После тюрьмы Андреев рассказывал жене о некоем юристе, сидевшем, как и Меньшагин, в одиночке. Несмотря на это, они знали друг друга: «Когда его одного выводили на прогулку, он выходил с пайкой хлеба, чтобы кормить голубей. Все голуби слетались ему на плечи, а он давал им этот хлеб – единственное, что имел»542.

9. Снобдения

В снобдениях, в тысячах ночей на казенном ложе, отправляясь в трансфизические путешествия, как Даниил Андреев называл свои состояния, ему открывалось и неизвестное, и знакомое, но с неожиданной стороны. В записях о путешествиях в потустороннем есть раздел «Личное». Личное также входило в стихи, попадало на страницы разраставшегося трактата. И то, что казалось совсем не личным, часто исходило именно из личного. Многие записи, как кажется, вырастали не из небывалых откровений, а из давних переживаний.

Одна из записей – история предсуществований, предыдущих жизней, – в них он верил безусловно. Это комментарий к давнишним строкам – «…я умер. Я менял лики, / Дни быванья, а не бытие…», ко всему циклу «Древняя память», написанному почти двадцать лет назад. Он пишет об Атлантиде и о Гондване. Причем под Гондваной имеет в виду не легендарный материк, а некую метакультуру, включающую остров Яву, Суматру и Южную Индию. Помечает, что жил в странах Наири. Припоминает о жизни в Индии – то на севере ее, во времена империи династии Гуптов, при которых процветали литература и искусства и где он был заклинателем змей, то в XVII веке в Траванкоре, где видит себя брамином-поэтом, живущим на побережье, у озер или у гор, у синей вершины Анаймуди.

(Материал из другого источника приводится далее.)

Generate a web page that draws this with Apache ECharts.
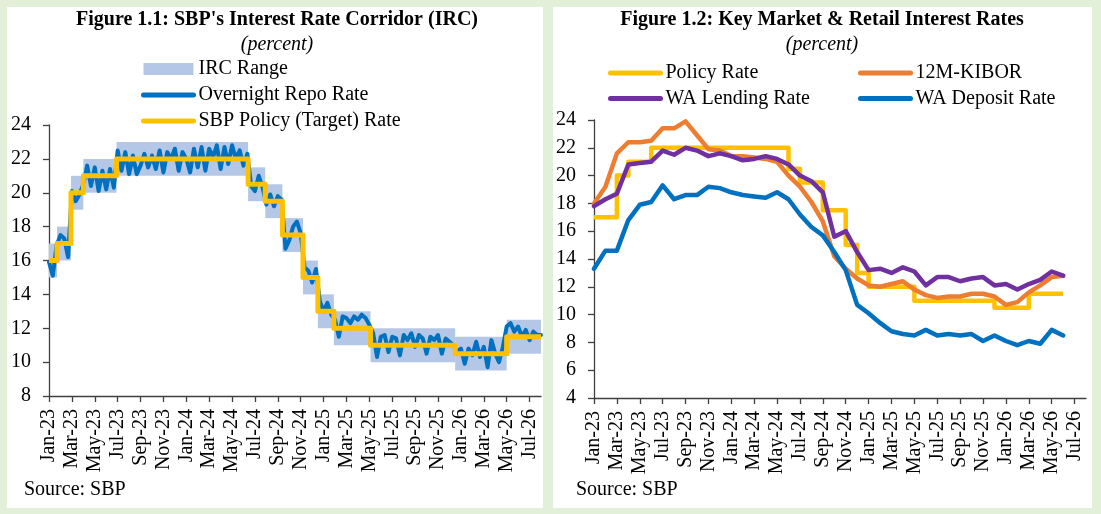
<!DOCTYPE html>
<html>
<head>
<meta charset="utf-8">
<script src="https://cdn.jsdelivr.net/npm/echarts@6/dist/echarts.min.js"></script>
<style>
  html, body { margin: 0; padding: 0; background: #e2efd9; }
  #main { width: 1101px; height: 514px; }
</style>
</head>
<body>
<div id="main"></div>
<script>
// ---------- Figure 1.1 (x = months since Jan-23) ----------
var tickLabels = ['Jan-23', 'Mar-23', 'May-23', 'Jul-23', 'Sep-23', 'Nov-23',
  'Jan-24', 'Mar-24', 'May-24', 'Jul-24', 'Sep-24', 'Nov-24',
  'Jan-25', 'Mar-25', 'May-25', 'Jul-25', 'Sep-25', 'Nov-25',
  'Jan-26', 'Mar-26', 'May-26', 'Jul-26'];
var tickMonths = [0, 2, 4, 6, 8, 10, 12, 14, 16, 18, 20, 22, 24, 26, 28, 30, 32, 34, 36, 38, 40, 42];

var policyChangeMonth = [0, 0.7, 1.92, 3.0, 5.9, 17.4, 18.9, 20.4, 22.2, 23.5, 24.9, 28.1, 35.5, 40.0];
var policyRate = [16, 17, 20, 21, 22, 20.5, 19.5, 17.5, 15, 13, 12, 11, 10.5, 11.5];
var ircFloor = [15, 16, 19, 20, 21, 19.5, 18.5, 16.5, 14, 12, 11, 10, 9.5, 10.5];
var ircCeiling = [17, 18, 21, 22, 23, 21.5, 20.5, 18.5, 16, 14, 13, 12, 11.5, 12.5];
var lastMonth = 43;

// overnight repo, sampled every third of a month from Jan-23
var repoStep = 1 / 3;
var repoRate = [
  15.9, 15.1, 16.9, 17.5, 17.3, 16.2, 20.1, 19.5, 19.9, 20.5,
  21.6, 20.4, 21.5, 20.1, 21.3, 20.2, 21.4, 20.3, 22.5, 21.3,
  22.4, 21.1, 22.2, 21.1, 21.6, 22.3, 21.5, 22.2, 21.4, 22.5,
  21.2, 22.4, 22.0, 22.6, 21.3, 22.4, 22.0, 21.2, 22.6, 21.5,
  22.7, 21.3, 22.6, 22.1, 22.8, 21.4, 22.7, 21.7, 22.8, 22.0,
  22.5, 21.6, 22.3, 20.4, 20.1, 21.0, 20.3, 19.3, 19.9, 19.2,
  19.8, 19.6, 16.7, 17.2, 18.0, 18.3, 17.6, 15.6, 15.4, 14.7,
  15.5, 13.6, 13.0, 13.5, 12.8, 12.5, 11.5, 12.7, 12.6, 12.3,
  12.7, 12.5, 12.8, 12.6, 12.2, 11.7, 10.3, 11.5, 11.6, 10.6,
  11.5, 11.4, 10.4, 11.6, 11.3, 11.7, 10.9, 11.6, 11.4, 10.5,
  11.5, 11.3, 11.6, 10.5, 11.4, 11.2, 11.0, 10.6, 10.8, 9.9,
  10.8, 10.4, 11.2, 10.3, 10.9, 9.7, 11.3, 10.5, 10.0, 10.9,
  12.1, 12.3, 11.8, 12.1, 11.5, 11.9, 11.3, 11.8, 11.6, 11.6
];

// ---------- Figure 1.2 (monthly) ----------
var months = ['Jan-23', 'Feb-23', 'Mar-23', 'Apr-23', 'May-23', 'Jun-23', 'Jul-23', 'Aug-23', 'Sep-23', 'Oct-23', 'Nov-23', 'Dec-23',
  'Jan-24', 'Feb-24', 'Mar-24', 'Apr-24', 'May-24', 'Jun-24', 'Jul-24', 'Aug-24', 'Sep-24', 'Oct-24', 'Nov-24', 'Dec-24',
  'Jan-25', 'Feb-25', 'Mar-25', 'Apr-25', 'May-25', 'Jun-25', 'Jul-25', 'Aug-25', 'Sep-25', 'Oct-25', 'Nov-25', 'Dec-25',
  'Jan-26', 'Feb-26', 'Mar-26', 'Apr-26', 'May-26', 'Jun-26', 'Jul-26', 'Aug-26'];
var policyMonthly = [17, 17, 20, 21, 21, 22, 22, 22, 22, 22, 22, 22,
  22, 22, 22, 22, 22, 20.5, 19.5, 19.5, 17.5, 17.5, 15, 13,
  12, 12, 12, 12, 11, 11, 11, 11, 11, 11, 11, 10.5,
  10.5, 10.5, 11.5, 11.5, 11.5, 11.5];
var kibor12m = [18.0, 19.2, 21.6, 22.4, 22.4, 22.5, 23.4, 23.4, 23.9, 22.9, 21.9, 21.8,
  21.4, 21.4, 21.3, 21.2, 21.0, 20.0, 19.2, 18.1, 16.7, 14.2, 13.3, 12.6,
  12.1, 12.0, 12.2, 12.4, 11.8, 11.4, 11.2, 11.3, 11.3, 11.5, 11.5, 11.3,
  10.7, 10.9, 11.6, 12.1, 12.7, 12.8];
var waLending = [17.8, 18.3, 18.7, 20.8, 20.9, 21.0, 21.8, 21.5, 22.0, 21.8, 21.4, 21.6,
  21.4, 21.1, 21.2, 21.4, 21.2, 20.8, 20.0, 19.6, 18.8, 15.6, 16.0, 14.5,
  13.2, 13.3, 13.0, 13.4, 13.1, 12.1, 12.7, 12.7, 12.4, 12.6, 12.7, 12.1,
  12.2, 11.8, 12.2, 12.5, 13.1, 12.8];
var waDeposit = [13.3, 14.6, 14.6, 16.8, 17.9, 18.1, 19.3, 18.3, 18.6, 18.6, 19.2, 19.1,
  18.8, 18.6, 18.5, 18.4, 18.8, 18.3, 17.2, 16.3, 15.7, 14.5, 13.2, 10.7,
  10.1, 9.4, 8.8, 8.6, 8.5, 8.9, 8.5, 8.6, 8.5, 8.6, 8.1, 8.5,
  8.1, 7.8, 8.1, 7.9, 8.9, 8.5];

// ---------- build ----------
var serif = '"Liberation Serif", "Times New Roman", serif';
var axisColor = '#404040';

var policySteps = policyChangeMonth.map(function (m, i) { return [m, policyRate[i]]; });
policySteps.push([lastMonth, policyRate[policyRate.length - 1]]);

var ircBands = policyChangeMonth.map(function (m, i) {
  var end = i < policyChangeMonth.length - 1 ? policyChangeMonth[i + 1] : lastMonth;
  return [m, end, ircFloor[i], ircCeiling[i]];
});

var repoPoints = repoRate.map(function (v, i) { return [i * repoStep, v]; });

function yAxisOf(grid, min, max) {
  return {
    type: 'value', gridIndex: grid, min: min, max: max, interval: 2,
    axisLine: { show: true, lineStyle: { color: axisColor, width: 1.3 } },
    axisTick: { show: true, length: 6, lineStyle: { color: axisColor, width: 1.3 } },
    axisLabel: { margin: 18, color: '#000', fontSize: 20, fontFamily: serif },
    splitLine: { show: false }
  };
}

var labelStyle = { rotate: 90, margin: 13, color: '#000', fontSize: 20, fontFamily: serif };

var legendBase = {
  orient: 'vertical', padding: 0, itemWidth: 50, itemHeight: 12, itemGap: 6,
  selectedMode: false,
  lineStyle: { width: 5, cap: 'round' },
  textStyle: { fontSize: 20, lineHeight: 20, fontFamily: serif, color: '#000' }
};

// legend entry drawn as a plain line (hide the centre marker)
function lineItem(name) {
  return { name: name, itemStyle: { opacity: 0 } };
}

function text(x, y, str, font) {
  return {
    type: 'text', x: x, y: y, z: 100,
    style: { text: str, font: font, fill: '#000', align: 'center', verticalAlign: 'middle' }
  };
}

var chart = echarts.init(document.getElementById('main'));
chart.setOption({
  backgroundColor: '#e2efd9',
  animation: false,
  graphic: [
    { type: 'rect', z: -10, shape: { x: 7, y: 7, width: 536, height: 501 }, style: { fill: '#fff' } },
    { type: 'rect', z: -10, shape: { x: 553, y: 7, width: 539, height: 501 }, style: { fill: '#fff' } },
    text(277, 20, "Figure 1.1: SBP's Interest Rate Corridor (IRC)", 'bold 20px ' + serif),
    text(277, 45, '(percent)', 'italic 20px ' + serif),
    text(822, 20, 'Figure 1.2: Key Market & Retail Interest Rates', 'bold 20px ' + serif),
    text(822, 45, '(percent)', 'italic 20px ' + serif),
    { type: 'text', x: 24, y: 490, z: 100, style: { text: 'Source: SBP', font: '20px ' + serif, fill: '#000', verticalAlign: 'middle' } },
    { type: 'text', x: 576, y: 490, z: 100, style: { text: 'Source: SBP', font: '20px ' + serif, fill: '#000', verticalAlign: 'middle' } }
  ],
  legend: [
    Object.assign({}, legendBase, {
      left: 141, top: 59,
      data: [{ name: 'IRC Range', icon: 'rect' }, lineItem('Overnight Repo Rate'), lineItem('SBP Policy (Target) Rate')]
    }),
    Object.assign({}, legendBase, { left: 608, top: 63, itemGap: 5.6, data: [lineItem('Policy Rate'), lineItem('WA Lending Rate')] }),
    Object.assign({}, legendBase, { left: 858, top: 63, itemGap: 5.6, data: [lineItem('12M-KIBOR'), lineItem('WA Deposit Rate')] })
  ],
  grid: [
    { left: 49, top: 125, width: 492, height: 271 },
    { left: 594, top: 120, width: 492, height: 278 }
  ],
  xAxis: [
    {
      type: 'value', gridIndex: 0, min: 0, max: lastMonth, interval: 2,
      axisLine: { lineStyle: { color: axisColor, width: 1.3 } },
      axisTick: { show: true, customValues: tickMonths, length: 6, lineStyle: { color: axisColor, width: 1.3 } },
      axisLabel: Object.assign({}, labelStyle, {
        customValues: tickMonths,
        formatter: function (v) { var k = tickMonths.indexOf(v); return k < 0 ? '' : tickLabels[k]; }
      }),
      splitLine: { show: false }
    },
    {
      type: 'category', gridIndex: 1, data: months, boundaryGap: false,
      axisLine: { lineStyle: { color: axisColor, width: 1.3 } },
      axisTick: { show: true, interval: 1, length: 6, lineStyle: { color: axisColor, width: 1.3 } },
      axisLabel: Object.assign({}, labelStyle, { interval: 1 }),
      splitLine: { show: false }
    }
  ],
  yAxis: [yAxisOf(0, 8, 24), yAxisOf(1, 4, 24)],
  series: [
    {
      name: 'IRC Range', type: 'custom', xAxisIndex: 0, yAxisIndex: 0,
      itemStyle: { color: '#b4c7e7' },
      encode: { x: [0, 1], y: [2, 3] },
      data: ircBands,
      renderItem: function (params, api) {
        var a = api.coord([api.value(0), api.value(3)]);
        var b = api.coord([api.value(1), api.value(2)]);
        return {
          type: 'rect',
          shape: { x: a[0], y: a[1], width: b[0] - a[0], height: b[1] - a[1] },
          style: { fill: '#b4c7e7' }
        };
      }
    },
    {
      name: 'Overnight Repo Rate', type: 'line', xAxisIndex: 0, yAxisIndex: 0,
      data: repoPoints, symbol: 'none', color: '#0070c0',
      lineStyle: { width: 4, color: '#0070c0', cap: 'round', join: 'round' }
    },
    {
      name: 'SBP Policy (Target) Rate', type: 'line', xAxisIndex: 0, yAxisIndex: 0,
      data: policySteps, step: 'end', symbol: 'none', color: '#ffc000',
      lineStyle: { width: 5, color: '#ffc000', join: 'round' }
    },
    {
      name: 'Policy Rate', type: 'line', xAxisIndex: 1, yAxisIndex: 1,
      data: policyMonthly, step: 'end', symbol: 'none', color: '#ffc000',
      lineStyle: { width: 4.5, color: '#ffc000', join: 'round' }
    },
    {
      name: '12M-KIBOR', type: 'line', xAxisIndex: 1, yAxisIndex: 1,
      data: kibor12m, symbol: 'none', color: '#ed7d31',
      lineStyle: { width: 4.5, color: '#ed7d31', cap: 'round', join: 'round' }
    },
    {
      name: 'WA Lending Rate', type: 'line', xAxisIndex: 1, yAxisIndex: 1,
      data: waLending, symbol: 'none', color: '#7030a0',
      lineStyle: { width: 4.5, color: '#7030a0', cap: 'round', join: 'round' }
    },
    {
      name: 'WA Deposit Rate', type: 'line', xAxisIndex: 1, yAxisIndex: 1,
      data: waDeposit, symbol: 'none', color: '#0070c0',
      lineStyle: { width: 4.5, color: '#0070c0', cap: 'round', join: 'round' }
    }
  ]
});
</script>
</body>
</html>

Именно там, на юге Индии, предопределился его путь поэта в последующей жизни: «Дар поэт<ической> ген<иальности> был решен, еще когда ты умирал в Траванкоре».

Он записывает воспоминание о встрече с девушкой, изображенной им некогда в поэме, и тут же возникает давнишний соперник Ю. (Юрий Попов): «Ради ее любви ты отдал сомнит<ельные> блага. Исключен из касты и изгнан. Встречался и в других слоях, но в одном из них Ю. соверш<ил> тяжкую ошибку». «Вызволить Ю. стоило огромных усилий. Он же падал ниже Агра…» Агр, четвертый из слоев чистилищ, слой «черных паров», где грешники искупают свою карму, подробно описан в «Розе Мира». Одно из мучений Агра – «чувство бессильного стыда и созерцание собственного убожества. Другое мучение в том, что здесь начинает впервые испытываться терпкая жалость к другим подобным и приходит понимание своей доли ответственности за их трагическую судьбу». Похожее мучение и переживал Андреев, все время возвращаясь к вине – действительной или мнимой – перед Поповым.